On March 12, 2013, Syahrizal Abbas, of the Islamic Shariah Agency (a local government body) in Aceh, stated that the government would be discussing both the Qanun Jinayat and the Qanun Acara Jinayat (Criminal Procedure Code) with academics and religious scholars, to improve the two proposed laws. Aceh regulations are known for harsh punishments, including, in addition to death by stoning for adultery, 100 lashes with a cane for homosexuality or premarital sex; 60 lashes, a fine of 60 grams of gold, or 60 months of imprisonment for sexual harassment; and 40 lashes or 40 months of imprisonment for drinking alcohol. Abbas stated that the new bylaws were intended to improve behavior in Aceh and that caning would not be used if the offender could be educated. He added, “[t]hat’s why we expect an improvement of the judges[‘] quality in terms of ability, knowledge and sensitivity … [about the] psychological reasons behind someone who violated the Qanun Jinayat.” (Hasan, supra.)

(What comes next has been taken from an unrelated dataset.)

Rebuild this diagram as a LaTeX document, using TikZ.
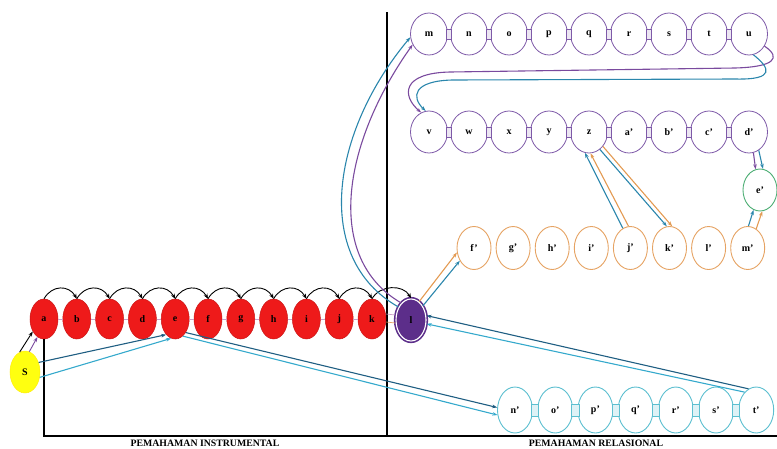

Irwandi Yusuf, the former governor of Aceh, refused to sign the bylaws due to his opposition to stoning; he was joined in this stance by human rights activists. (Id.) The Qanun Jinayat has been described as a compilation of several existing provisions, adopted since the implementation of Shariah law in Aceh in 2001. These provisions covered propagation of Islam, punishment of unmarried couples who are in close proximity, gambling, and alcoholic drinks. (Id.)

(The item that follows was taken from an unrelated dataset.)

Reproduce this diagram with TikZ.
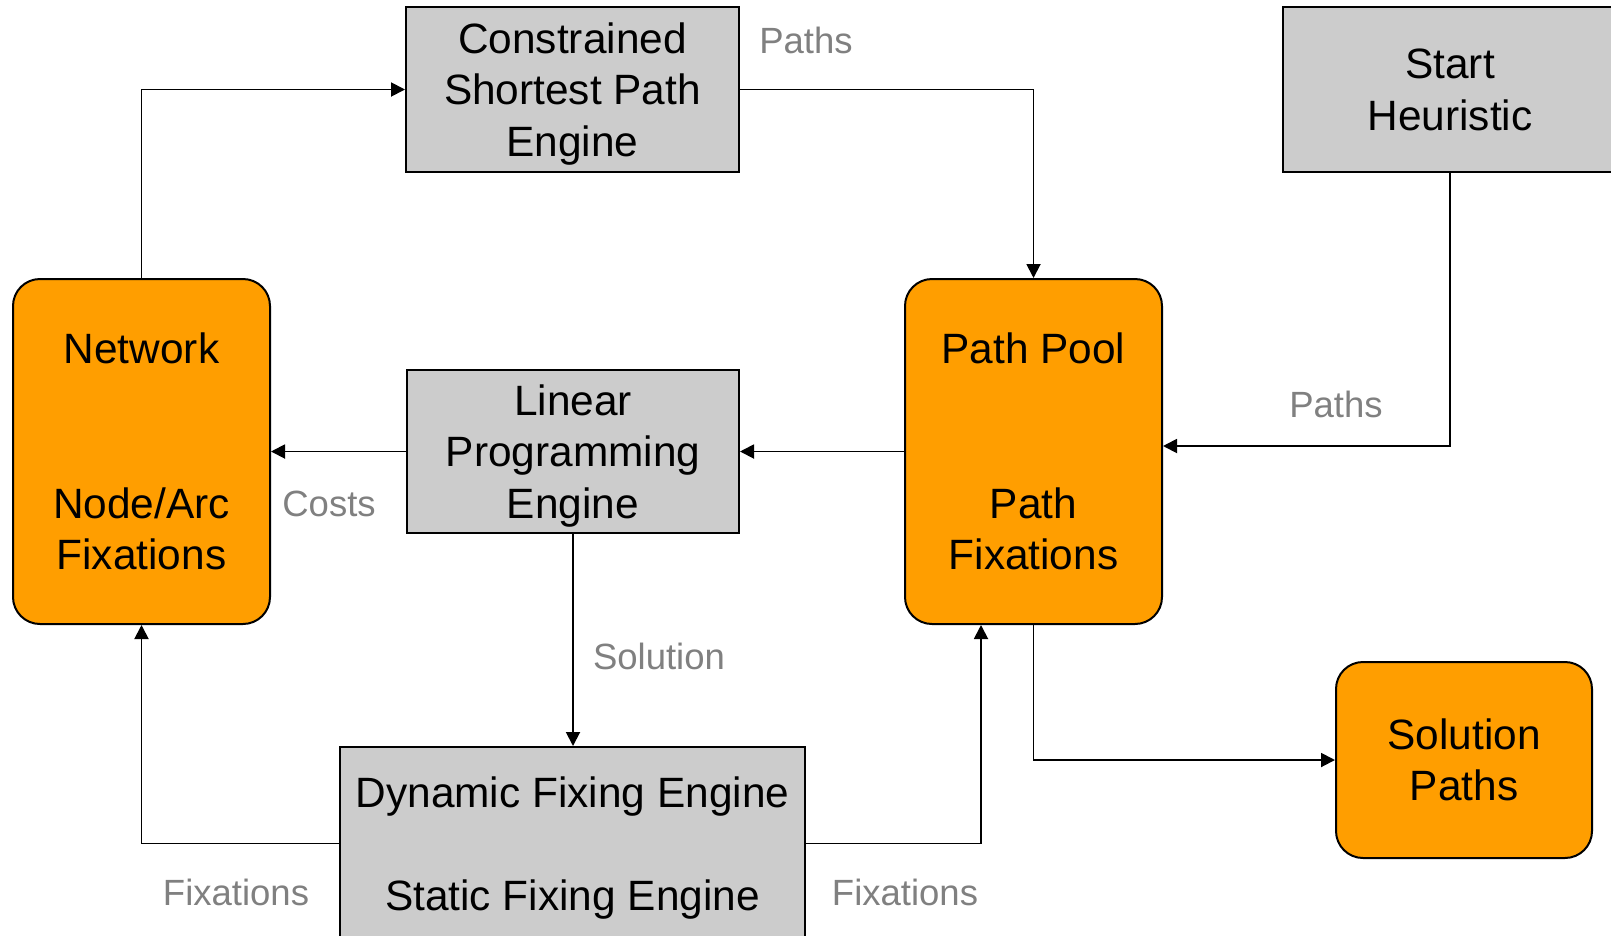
\documentclass[tikz,border=0pt]{standalone}
\usepackage{fontspec}
\setmainfont{Liberation Sans}
\usetikzlibrary{arrows.meta}
\definecolor{boxorange}{RGB}{255,158,0}
\definecolor{boxgray}{RGB}{204,204,204}
\definecolor{labelgray}{RGB}{128,128,128}
\newcommand\diagboxfont{\fontsize{42.4}{51.5}\selectfont}
\newcommand\diaglabelfont{\fontsize{36.5}{44}\selectfont}
% strut that centres the capitals of a text block on its node
\newcommand\dst{\rule[-10.55pt]{0pt}{51.5pt}}
\begin{document}
\begin{tikzpicture}[x=1pt,y=-1pt,
  engine/.style={draw=black, line width=2pt, fill=boxgray, align=center,
    inner sep=0pt, font=\diagboxfont},
  store/.style={draw=black, line width=2pt, fill=boxorange, rounded corners=27pt,
    align=center, inner sep=0pt, font=\diagboxfont},
  flow/.style={line width=1.9pt, -{Triangle[length=14pt,width=14pt]}},
  flowlabel/.style={text=labelgray, font=\diaglabelfont, inner sep=0pt}
]
\clip (0,0) rectangle (1611,935);

% processing engines (grey) and data stores (orange)
\node[engine, minimum width=333pt, minimum height=165pt] (csp) at (572.5,89.5)
  {\dst Constrained\\Shortest Path\\Engine\dst};
\node[engine, minimum width=334pt, minimum height=165pt] (start) at (1450,89.5)
  {\dst Start\\Heuristic\dst};
\node[store, minimum width=257pt, minimum height=345pt] (net) at (141.5,451.5)
  {\dst Network\\~\\~\\Node/Arc\\Fixations\dst};
\node[engine, minimum width=332pt, minimum height=163pt] (lp) at (573,451.5)
  {\dst Linear\\Programming\\Engine\dst};
\node[store, minimum width=257pt, minimum height=345pt] (pool) at (1033.5,451.5)
  {\dst Path Pool\\~\\~\\Path\\Fixations\dst};
\node[store, minimum width=256pt, minimum height=196pt] (sol) at (1464,760)
  {\dst Solution\\Paths\dst};
\node[engine, minimum width=465pt, minimum height=193pt] (dyn) at (572.5,843.5)
  {\dst Dynamic Fixing Engine\\~\\Static Fixing Engine\dst};

% data flow
\draw[flow] (net.north) |- (csp.west);
\draw[flow] (csp.east) -| (pool.north);
\draw[flow] (start.south) |- ([yshift=5.5pt]pool.east);
\draw[flow] (pool.west) -- (lp.east);
\draw[flow] (lp.west) -- (net.east);
\draw[flow] (lp.south) -- (lp.south |- dyn.north);
\draw[flow] (dyn.west) -| (net.south);
\draw[flow] (dyn.east) -| ([xshift=-52.5pt]pool.south);
\draw[flow] (pool.south) |- (sol.west);

% flow labels
\node[flowlabel] (lpathsa) at (806,40) {Paths};
\node[flowlabel] (lpathsb) at (1336,404) {Paths};
\node[flowlabel] (lcosts) at (329,504) {Costs};
\node[flowlabel] (lsol) at (659,656) {Solution};
\node[flowlabel] (lfixa) at (236,892) {Fixations};
\node[flowlabel] (lfixb) at (905,892) {Fixations};
\end{tikzpicture}
\end{document}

In addition to provincial-level Shariah regulations, some local governments have adopted controversial rules that reflect Shariah views. Early in 2013, the city of Lhokseumawe introduced a bylaw that banned women from riding astride motorcycles as passengers. The mayor of the city, Suaidi Yahya, has stated that the motive behind the bylaw was that behavior and morals were moving away from the values of Aceh. He added that the rule was designed to “save women from things that will cause them to violate Shariah law. … We wish to honor women with this ban, because they are delicate creatures.” (MUI Supports Aceh Bylaw Banning Females from Straddling Motorcycles, THE JAKARTA GLOBE (Jan. 8, 2013).) Government officials in the city asserted that female passengers riding astride would provoke the male drivers and that it was therefore against Islamic law. (Women’s Groups Reject Aceh Motorbike Straddle Ban, THE WEST.COM.AU (Jan. 8, 2013).)

A national religious leader, Ma’ruf Amin, the Chairman of the Indonesian Council of Religious Leaders (Majelis Ulama Indonesia, or MUI), agreed with the bylaw, stating that riding motorcycles was not appropriate for women and that in particular “[s]traddling is impolite for women.” (Id.) The Council is the most prominent Islamic clerical body in Indonesia. (Berkley Center for Religion, Peace and World Affairs (Georgetown University), Council of Indonesian Ulama, RESOURCES ON FAITH, ETHICS, AND PUBLIC LIFE; Majelis Ulama Indonesia website (both last visited Mar. 14, 2013).)

The central government is reportedly not in agreement with the ban and is considering whether or not to intervene. (Regina Wang, Indonesia City to Prohibit Women Passengers from Straddling Motorcycles, TIME NEWS FEED (Jan. 7, 2013).) Furthermore, women’s rights groups have criticized the rule. Roslina Rasyid, of the Lhokseumawe branch of the Indonesian Women’s Association for Justice, rejected the rule as ignoring safety, claiming that riding astride is a safer way for a passenger to travel on a motorcycle, and Andy Yentriyani, of the National Commission on Violence Against Women, said the bylaw was “part of discriminative policies on women in this country in the name of religion and morality.” (Women’s Groups Reject Aceh Motorbike Straddle Ban, supra.)